Jan 6 (Reuters) - A growing number of emerging market currencies have fallen to record lows against the U.S. dollar, which hit an 18-year peak in December, and several others are approaching them.
Weakness is widespread, incorporating China's yuan, India's rupee, Russia's rouble, Brazil's real and South Africa's rand, yet goes far beyond the higher profile currencies of BRICS nations.
Turkey's long suffering lira is regularly setting news lows, Mexican and Chilean pesos and South Korea's won have slumped, and all-time lows are close for Indonesian Rupiah, Philippine peso and Malaysian ringgit.
Currencies have moved beyond lows previously reached in times of crisis, yet there is little to suggest that investors are overly concerned now.
Retreats for equities and crypto currencies are merely froth off the top of huge rises and moves in major currency markets are unfolding sedately.

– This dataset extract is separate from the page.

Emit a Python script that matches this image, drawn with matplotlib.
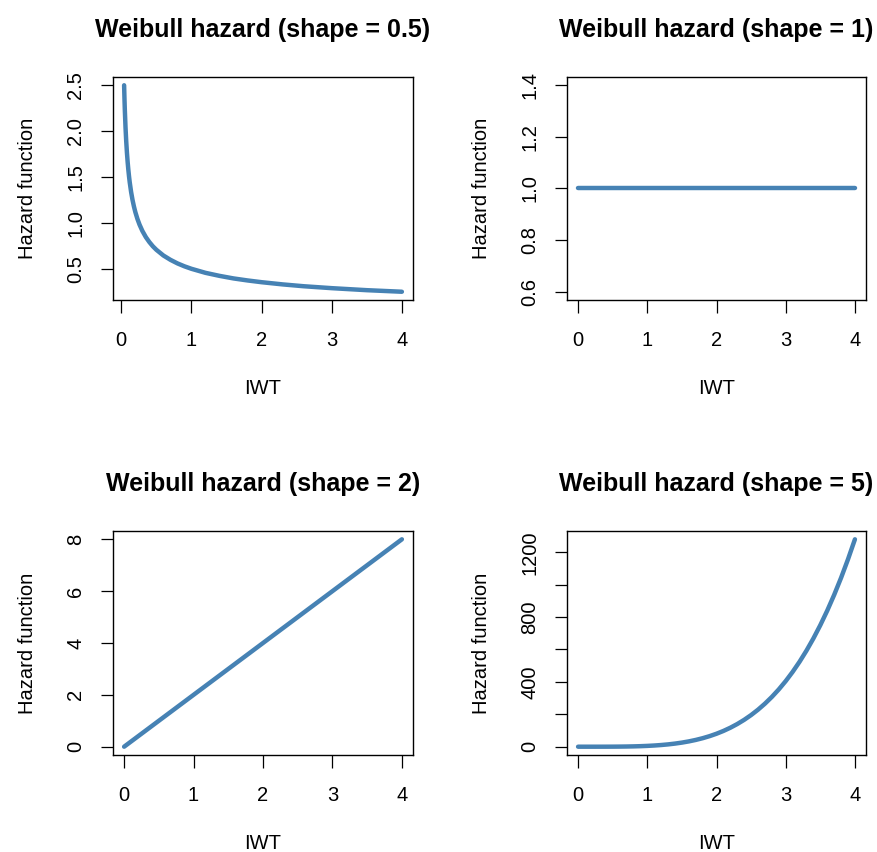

This may not last if slides for emerging currencies accelerate as they fall further into uncharted waters as liquidity diminishes
Should this spur demand for the safety of the world's reserve currency, the reactive calm of major markets could be shattered with a disorderly adjustment phase and a big rise in volatility.
Unless emerging nations allow FX reserves to fall, which may spur risk aversion anyway, interventions to slow the falls of their currencies will likely boost the dollar against major currencies - in particular the euro.
That is because central banks usually buy back dollars sold versus liquid major currencies in order to maintain the size of reserves.
Dollars are more often purchased versus the euro, but also yen and pound, which has created a vicious circle that has underpinned the world's reserve currency during a 41% gain in value since 2011.